It could be a mistake. When your blood is drawn, the lab has to let the tube sit for awhile so it will clot, then put it in a centrifuge to "spin" all of the red cells to the bottom of the test tube so there will be nice clear serum to test. (There is usually a gel barrier in the tube that will separate the red cells from the serum.) However, if the tube sat around for too long before it was centrifuged, or if enough of your red cells were damaged during the blood draw itself, potassium could have leaked from the red cells into your serum, making your potassium come back falsely high. In other words, your red blood cells contain potassium, so the result could be made false by not separating them from the serum soon enough. It is a common problem, because everyone's blood takes a different amount of time to clot, so they can't all be centrifuged right away, and sometimes they don't get centrifuged for HOURS, if the lab is backed up.
If your potassium repeats high, then you either do have high potassium and need to find out why OR your doctor's office/lab is continuously letting blood samples sit around too long before processing them, resulting in a lot of false high potassiums.

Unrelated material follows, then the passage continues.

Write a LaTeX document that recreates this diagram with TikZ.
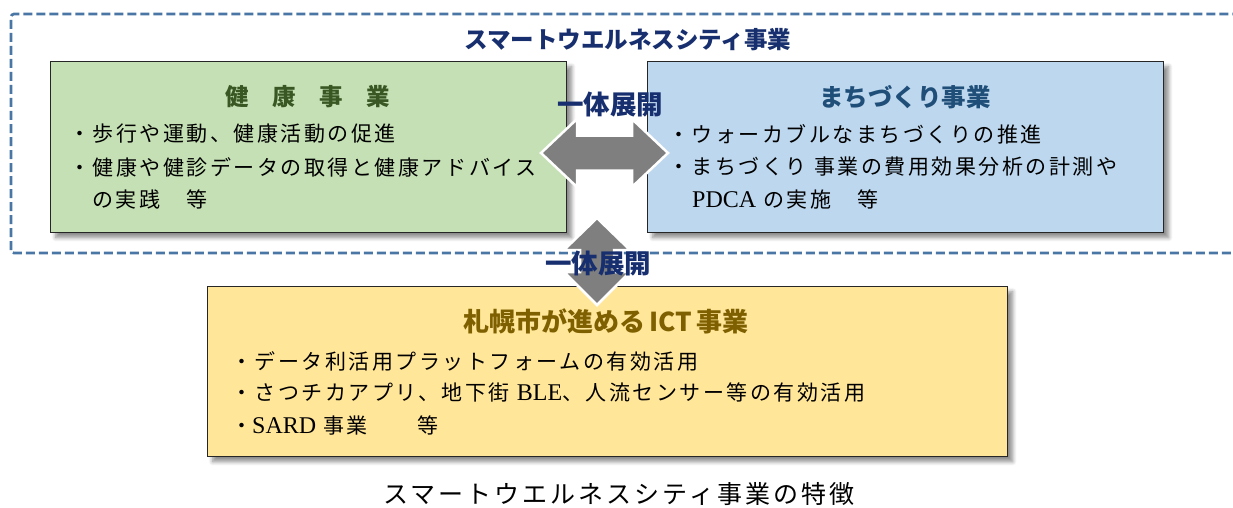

This is more likely the case if they don't have a centrifuge at your doctor's office, so they have to send all their samples to the laboratory "unspun."
Also, if your tests for kidney function were normal (BUN/Creatinine), it's less likely you actually have high potassium... if they are abnormally high as well, your high potassium is more likely to be a true result.
Good luck-- I would not worry about this result, just be sure to get redrawn right away if you haven't already.